Well, no. If the project is being shut down because its target(s) went away, then that seems unavoidable.

It would be good, IMO, if people could come together and build out an open mobile platform not subject to SV hegemony, so I think what you're saying is the way to go, actually. Because building out AOSP and or just something forked/from scratch is... actually... accessible now in my opinion. I think it doesn't make sense _not_ to be oriented in this direction anymore. There's no reason to remain cautious because, well, right now we have _nothing_ :(. We are subject to the fancies of the behemoths that exist to self perpetuate. Working around them and depending on them is demoralizing and not fun.

> It would be good, IMO, if people could come together and build out an open mobile platform not subject to SV hegemony

It would, but I would argue that it wouldn't solve Briar's problem here.

The problem on Android is not that Google doesn't want P2P to work. It's that Android optimises aggressively for the battery. You can install a mobile Linux and run a P2P service on it, that's not a problem at all. But you will have to charge it multiple times a day, and nobody wants that from a phone.

Have you ever tried running an Android-based system without the Play Services (and without migroG)? Try running e.g. Signal without FCM, and see the impact on your battery life. You want to fork the OS to solve that? You will probably end up rebuilding something as centralised as FCM.

There is a fundamental question there: does it work, without major downsides, to have a P2P system where the nodes are mobile phones? Until now it has always been a tradeoff, and people clearly choose battery life. Also you don't need P2P for privacy.

> There's no reason to remain cautious because, well, right now we have _nothing_

Android is open source. There are big alternatives like LineageOS and GrapheneOS. I don't think we have nothing. There is a lot of great technical stuff in Android/iOS. While iOS is out of bounds because proprietary, Android is open source, so we have all that great stuff. We don't have nothing.
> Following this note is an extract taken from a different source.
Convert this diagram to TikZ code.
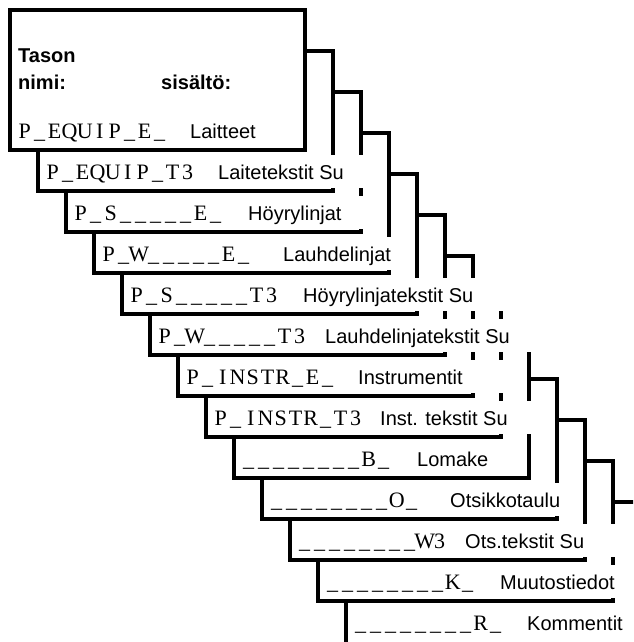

> It would be good, IMO, if people could come together and build out an open mobile platform not subject to SV hegemony

From what I understand (based on pretty basic research into using old smartphones (which I already have a full drawer of) as home appliances), the main problem is that device manufacturers only provide binary blobs for drivers and firmware, and they are not too happy to share them with non-Google parties. And it's non-trivial to handle those blobs, even if you get them (they weren't written for your tech stack, so you need infrastructure around them to make them useful).

> Because building out AOSP and or just something forked/from scratch is... actually... accessible now in my opinion.

Starting such a project, and even getting to 0.0.1 release, is now simpler than any time in the past.

Getting from 0.0.1 to 1.0-alpha did not get any easier at all. The current AI requires both a great harness and a skilled operator to add meaningful code to a large project without going nuclear on code quality.

It'll be quite a few years until things like "make me a custom ROM with AOSP modified to do X" result in anything other than absolute tragedy.

> We are subject to the fancies of the behemoths that exist to self perpetuate. Working around them and depending on them is demoralizing and not fun.

That's true, especially the "not fun" part. However, I expect the vast majority of users don't want any fun on their devices, aside from games (and even then, only with kernel-level anti-cheat). Normally, this is solved by companies offering one product for "casuals" and another for devs or power-users. This works, but breaks down for social things: a messaging app that won't run unless you buy a Pixel and flash a custom ROM is DOA as an app (it might function as a solution in case of people who are really desperate for the features the app provides, but that's probably too small a population to keep the project afloat).